The current British parliament is slightly different again. Citizens choose representatives, who campaign for seats in parliament. Most (not all) representatives and wannabe representatives (candidates) belong to parties, who are groups of people broadly in the same area on the political spectrum and who support each other (mostly). Some parties are large – e.g. in the election just passed, Labour won a whopping 2/3 of the seats available; and some are small – last parliamentary term, the Greens had only 1 representative in parliament. Independents are candidates who do not support and are not backed by any party, and the Speaker of the House (the person who all Members of Parliament address and who chairs debates) is a post kept strictly apart from any party so the Speaker does not favour any party more than others. The party with the most seats in the House becomes Government; the next largest the Opposition. The leader of the Government becomes Prime Minister, the Head of Government, as opposed to the King who is the Head of State. The two offices once used to be the same, but over time democracy reduced the powers of the monarch even as the power of the people went up.
One interesting thing to note about the UK is that it has a ‘first past the post’ system, or a plurality; where the person with the greatest number of votes wins the seat. This is true even if it is 1 more than the next highest, and you don’t need over 50% of the vote. Majority systems are where winning candidates must get over 50% to win, or else the candidate with the lowest number of votes is knocked out (metaphorically!) before going on to the next round.

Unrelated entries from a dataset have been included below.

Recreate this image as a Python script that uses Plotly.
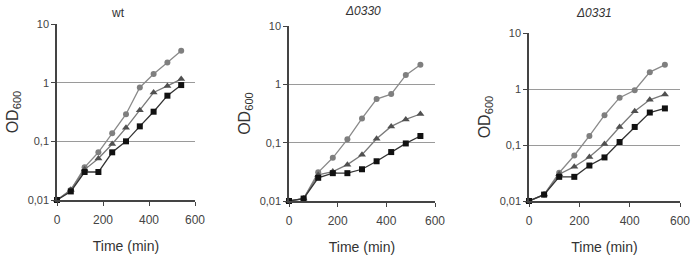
import plotly.graph_objects as go

time = [0, 60, 120, 180, 240, 300, 360, 420, 480, 540]

wt_circle = [0.01, 0.0148, 0.036, 0.065, 0.137, 0.29, 0.83, 1.4, 2.2, 3.5]
wt_triangle = [0.01, 0.015, 0.033, 0.051, 0.09, 0.17, 0.34, 0.68, 0.88, 1.15]
wt_square = [0.01, 0.014, 0.03, 0.03, 0.065, 0.1, 0.18, 0.32, 0.6, 0.91]

d0330_circle = [0.01, 0.011, 0.031, 0.055, 0.114, 0.26, 0.56, 0.68, 1.44, 2.17]
d0330_triangle = [0.01, 0.011, 0.028, 0.032, 0.042, 0.062, 0.117, 0.19, 0.25, 0.31]
d0330_square = [0.01, 0.011, 0.025, 0.03, 0.03, 0.035, 0.048, 0.069, 0.097, 0.13]

d0331_circle = [0.01, 0.013, 0.032, 0.065, 0.145, 0.34, 0.7, 0.95, 2.0, 2.7]
d0331_triangle = [0.01, 0.013, 0.03, 0.041, 0.061, 0.104, 0.21, 0.4, 0.64, 0.8]
d0331_square = [0.01, 0.013, 0.027, 0.027, 0.043, 0.06, 0.113, 0.21, 0.38, 0.45]

titles = ["wt", "<i>Δ0330</i>", "<i>Δ0331</i>"]
ytickvals = [0.01, 0.1, 1, 10]
yticktext = ["0,01", "0,1", "1", "10"]
xtickvals = [0, 200, 400, 600]

W, H = 693, 260
panels = [
    dict(x0=57, x1=195, ytop=24, ybot=200, title_x=118, title_y=13,
         data=[wt_circle, wt_triangle, wt_square]),
    dict(x0=289, x1=435, ytop=26, ybot=201, title_x=363, title_y=11,
         data=[d0330_circle, d0330_triangle, d0330_square]),
    dict(x0=529, x1=680, ytop=33, ybot=201, title_x=594, title_y=13,
         data=[d0331_circle, d0331_triangle, d0331_square]),
]

styles = [
    dict(symbol="circle", mcolor="#7f7f7f", lcolor="#8a8a8a", size=6),
    dict(symbol="triangle-up", mcolor="#505050", lcolor="#7a7a7a", size=7),
    dict(symbol="square", mcolor="#111111", lcolor="#333333", size=6),
]

fig = go.Figure()
layout = dict(
    width=W, height=H, margin=dict(l=0, r=0, t=0, b=0),
    paper_bgcolor="white", plot_bgcolor="white", showlegend=False,
    font=dict(family="Liberation Sans, Arial, sans-serif", color="#333333"),
)
annotations = []
for i, p in enumerate(panels):
    n = "" if i == 0 else str(i + 1)
    xa, ya = "x" + n, "y" + n
    for series, st in zip(p["data"], styles):
        fig.add_trace(go.Scatter(
            x=time, y=series, xaxis=xa, yaxis=ya, mode="lines+markers",
            line=dict(color=st["lcolor"], width=1.3),
            marker=dict(symbol=st["symbol"], color=st["mcolor"], size=st["size"]),
            cliponaxis=False,
        ))
    layout["xaxis" + n] = dict(
        domain=[p["x0"] / W, p["x1"] / W], anchor=ya, range=[0, 600],
        tickvals=xtickvals, ticks="outside", ticklen=4, tickcolor="#444",
        showline=True, linecolor="#444", linewidth=1.5, showgrid=False,
        zeroline=False, tickfont=dict(size=12, color="#444"), automargin=False,
        ticklabelstandoff=4,
        title=dict(text="Time (min)", font=dict(size=14, color="#333"), standoff=15),
    )
    layout["yaxis" + n] = dict(
        domain=[(H - p["ybot"]) / H, (H - p["ytop"]) / H], anchor=xa,
        type="log", range=[-2, 1], tickvals=ytickvals, ticktext=yticktext,
        ticks="outside", ticklen=4, tickcolor="#444",
        showline=True, linecolor="#444", linewidth=1.5, automargin=False,
        showgrid=True, gridcolor="#9a9a9a", gridwidth=1.2, zeroline=False,
        tickfont=dict(size=11, color="#444"),
        title=dict(text="OD<sub>600</sub>", font=dict(size=16, color="#333"), standoff=5),
    )
    annotations.append(dict(
        text=titles[i], x=p["title_x"] / W, y=(H - p["title_y"]) / H,
        xref="paper", yref="paper", showarrow=False,
        font=dict(size=12, color="#333"), xanchor="center", yanchor="middle",
    ))
layout["annotations"] = annotations
fig.update_layout(**layout)
fig.write_html("out.html", config={"displayModeBar": False})

# remove default page margin so the figure sits at the window's top-left corner
with open("out.html", encoding="utf-8") as f:
    html = f.read()
html = html.replace("<head>", "<head><style>html,body{margin:0;padding:0;overflow:hidden;}</style>", 1)
with open("out.html", "w", encoding="utf-8") as f:
    f.write(html)
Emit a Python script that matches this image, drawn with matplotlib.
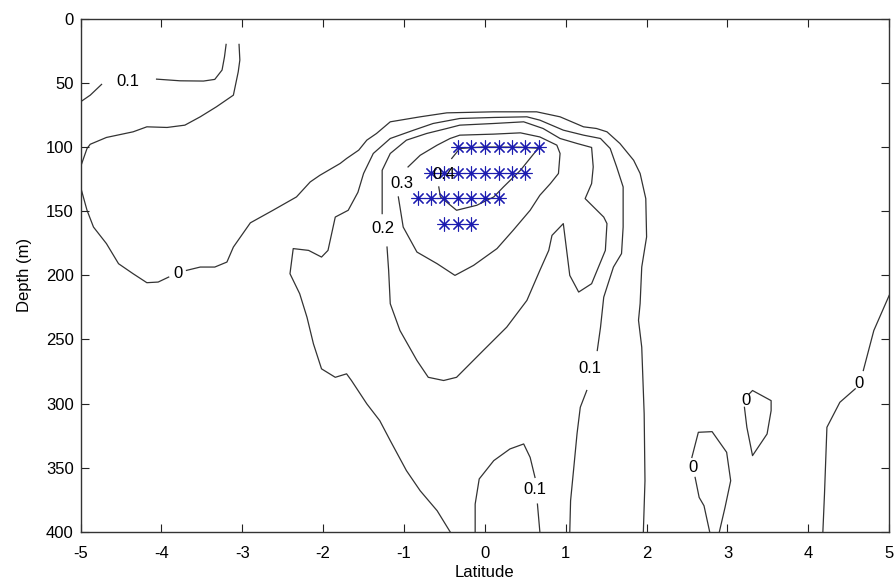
import numpy as np
import matplotlib
matplotlib.use("Agg")
import matplotlib.pyplot as plt

plt.rcParams['font.family'] = ['Liberation Sans', 'DejaVu Sans']
plt.rcParams['axes.unicode_minus'] = False

nan = np.nan

# contour lines (latitude, depth in m), nan = gap for a label
c01_top_lat = [-5.0, -4.88, -4.74, nan, -4.06, -3.77, -3.48, -3.34, -3.25, -3.22, -3.20]
c01_top_dep = [64.6, 59.4, 51.0, nan, 46.9, 48.2, 48.4, 47.1, 39.8, 29.5, 19.8]

cx_top_lat = [-3.04, -3.03, -3.05, -3.11, -3.32, -3.52, -3.71, -3.93, -4.18, -4.35, -4.68, -4.88, -4.92, -5.0]
cx_top_dep = [19.8, 32.0, 41.2, 59.4, 68.5, 76.3, 82.8, 84.6, 84.1, 88.0, 92.4, 97.7, 101.0, 115.4]

c0_main_lat = [-5.0, -4.92, -4.84, -4.68, -4.53, -4.35, -4.18, -4.04, -3.91, nan,
               -3.69, -3.52, -3.34, -3.19, -3.11, -2.90, -2.62, -2.33, -2.16, -2.04,
               -1.79, -1.71, -1.56, -1.46, -1.34, -1.17, -0.80, -0.47, 0.11, 0.64,
               0.93, 1.22, 1.38, 1.51, 1.67, 1.84, 1.92, 1.99, 2.00, 1.94,
               1.92, 1.90, 1.94, 1.97, 1.98, 1.96]
c0_main_dep = [131.0, 149.2, 162.3, 175.2, 190.9, 198.7, 205.7, 205.2, 201.3, nan,
               196.1, 193.5, 193.5, 189.6, 177.9, 159.0, 149.2, 138.8, 127.1, 121.9,
               112.7, 108.8, 102.3, 94.5, 89.3, 80.2, 76.3, 73.2, 72.4, 72.4,
               76.3, 84.1, 85.4, 88.0, 97.1, 110.2, 120.5, 140.1, 170.0, 193.5,
               222.0, 235.0, 256.0, 308.0, 360.2, 400.0]

c01_main_lat = [-0.43, -0.59, -0.80, -0.97, -1.17, -1.30, -1.46, -1.65, -1.71, -1.85,
                -2.02, -2.12, -2.20, -2.29, -2.41, -2.37, -2.18, -2.02, -1.94, -1.85,
                -1.69, -1.57, -1.50, -1.38, -1.17, -0.88, -0.64, -0.31, 0.11, 0.52,
                0.68, 0.97, 1.22, 1.43, 1.55, 1.63, 1.71, 1.71, 1.69, 1.59,
                1.55, 1.47, 1.43, 1.39, nan, 1.26, 1.18, 1.14, 1.10, 1.06, 1.05]
c01_main_dep = [400.0, 383.6, 368.0, 352.3, 328.9, 313.3, 300.2, 282.0, 276.8, 279.5,
                272.9, 253.4, 232.6, 214.3, 198.7, 179.1, 180.5, 185.7, 180.5, 154.5,
                149.2, 135.2, 120.5, 104.9, 93.2, 86.7, 81.5, 77.6, 76.8, 76.3,
                78.9, 86.7, 90.6, 93.2, 101.0, 115.4, 131.0, 162.3, 183.0, 193.5,
                201.3, 217.0, 240.6, 258.6, nan, 289.8, 302.9, 323.4, 349.8, 375.8, 400.0]

c02_lat = [-1.21, -1.19, -1.17, -1.05, -0.84, -0.70, -0.51, -0.35, -0.02, 0.27,
           0.52, 0.68, 0.79, 0.83, 0.97, 1.05, 1.16, 1.32, 1.49, 1.51,
           1.47, 1.24, 1.32, 1.34, 1.32, 1.14, 0.93, 0.72, 0.48, 0.11,
           -0.31, -0.47, -0.72, -0.97, -1.17, -1.27, -1.27, -1.27]
c02_dep = [177.9, 196.1, 222.1, 243.0, 266.4, 279.5, 282.0, 279.5, 258.6, 240.4,
           219.5, 196.1, 180.5, 168.8, 159.6, 200.0, 213.0, 206.5, 180.5, 159.6,
           154.5, 140.1, 128.4, 115.4, 100.2, 97.1, 93.2, 85.4, 80.2, 81.5,
           82.8, 85.4, 89.3, 94.5, 104.9, 118.0, 141.4, 151.8]

c03_lat = [-0.95, -0.80, -0.59, -0.43, -0.31, 0.11, 0.44, 0.68, 0.89, 0.93,
           0.91, 0.81, 0.68, 0.56, 0.35, 0.15, -0.14, -0.37, -0.59, -0.84,
           -1.01, -1.07]
c03_dep = [115.4, 106.3, 98.4, 93.2, 90.6, 89.8, 88.8, 92.0, 98.4, 104.9,
           120.5, 128.4, 137.5, 149.2, 164.8, 179.1, 192.2, 200.0, 190.9, 181.8,
           162.3, 138.8]

c04_lat = [-0.41, -0.31, -0.02, 0.44, 0.66, 0.44, 0.23, 0.11, -0.10, -0.35, -0.55, -0.57]
c04_dep = [108.8, 101.0, 99.8, 100.0, 100.8, 118.0, 131.0, 138.8, 145.3, 149.2, 138.8, 131.0]

c01_low_lat = [-0.12, -0.12, -0.07, 0.11, 0.31, 0.48, 0.56, 0.62, nan, 0.65, 0.68]
c01_low_dep = [400.0, 378.4, 358.8, 344.5, 335.4, 331.5, 342.0, 357.6, nan, 378.4, 400.0]

c0_b1_lat = [2.78, 2.71, 2.65, 2.60, nan, 2.56, 2.64, 2.81, 2.99, 3.04, 2.97, 2.90]
c0_b1_dep = [400.0, 379.7, 373.2, 357.6, nan, 342.0, 322.4, 321.9, 338.0, 360.2, 381.0, 400.0]

c0_b2_lat = [3.27, 3.31, 3.54, 3.54, 3.49, 3.31, 3.24, 3.21]
c0_b2_dep = [292.4, 289.8, 297.7, 305.5, 323.7, 340.6, 318.5, 302.9]

c0_right_lat = [4.18, 4.20, 4.23, 4.39, 4.58, nan, 4.68, 4.81, 5.0]
c0_right_dep = [400.0, 370.5, 318.5, 299.0, 288.5, nan, 274.2, 243.0, 215.6]

# contour labels
label_text = ['0.1', '0', '0.4', '0.3', '0.2', '0.1', '0.1', '0', '0', '0']
label_lat = [-4.41, -3.79, -0.51, -1.03, -1.26, 1.30, 0.62, 2.57, 3.23, 4.63]
label_dep = [48.4, 198.7, 121.1, 128.4, 163.5, 272.9, 367.2, 350.2, 297.7, 284.1]

# stations marked with asterisks
star_lat = [-0.33, -0.17, 0.0, 0.17, 0.33, 0.5, 0.67,
            -0.67, -0.5, -0.33, -0.17, 0.0, 0.17, 0.33, 0.5,
            -0.83, -0.67, -0.5, -0.33, -0.17, 0.0, 0.17,
            -0.5, -0.33, -0.17]
star_dep = [100] * 7 + [120] * 8 + [140] * 7 + [160] * 3

fig = plt.figure(figsize=(8.95, 5.85), dpi=100)
ax = fig.add_axes([0.09, 0.091, 0.9035, 0.8765])

lines = [(c01_top_lat, c01_top_dep), (cx_top_lat, cx_top_dep),
         (c0_main_lat, c0_main_dep), (c01_main_lat, c01_main_dep),
         (c02_lat, c02_dep), (c03_lat, c03_dep), (c04_lat, c04_dep),
         (c01_low_lat, c01_low_dep), (c0_b1_lat, c0_b1_dep),
         (c0_b2_lat, c0_b2_dep), (c0_right_lat, c0_right_dep)]
for la, de in lines:
    ax.plot(la, de, color='#333333', lw=0.9, zorder=1)

ax.plot(star_lat, star_dep, linestyle='none', marker=(8, 2, 0), markersize=10,
        color='#1c1cb0', markeredgewidth=0.8, zorder=2)

for t, la, de in zip(label_text, label_lat, label_dep):
    ax.text(la, de, t, fontsize=12, ha='center', va='center', color='black', zorder=3)

ax.set_xlim(-5, 5)
ax.set_ylim(400, 0)
ax.set_xticks(range(-5, 6))
ax.set_yticks(range(0, 401, 50))
ax.tick_params(direction='in', length=5.5, width=0.8, top=True, right=True,
               labelsize=12, colors='#222222', labelcolor='black')
ax.tick_params(axis='x', pad=10)
ax.tick_params(axis='y', pad=5)
for s in ax.spines.values():
    s.set_color('#333333')
    s.set_linewidth(1.0)
ax.set_xlabel('Latitude', fontsize=12, labelpad=3)
ax.set_ylabel('Depth (m)', fontsize=12, labelpad=10)

fig.savefig('out.png', dpi=100)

There is yet another kind of representation – proportional representation (PR), where the share of votes is exactly shared with the number of seats as a whole. This both makes sense and doesn’t at the same time – it would be difficult to achieve, but would prevent a result where a party with a low vote share can win most of the seats due to other parties squabbling (example: one party has 32%, another has 27%, a third has 26% and one has 15% – the 32% wins 100% power in plurality, but only 32% of power in PR). This is what just happened with Labour taking over – even though it got a smaller vote share than it did when it when it lost the election a decade ago, it has taken nearly 2/3 of the seats and been called a “landslide” win. This is a result of the system.
Who would I have voted for? Well, that’s a secret. Ballots are designed to be secret, so that no one need know who you voted for unless you tell someone. But judging how the country has been run for the last few years… The good news is that unless a snap election is called before February 2028, I will have a say in the next one. Which does unfortunately make me kind of responsible for whichever leader becomes PM – unfortunately that is if it’s a bad one! Still, I have four more years to think about who I’ll be voting for – or to decide if I want to stand as a candidate! Watch out in years to come, and don’t forget to vote for meeeeeee!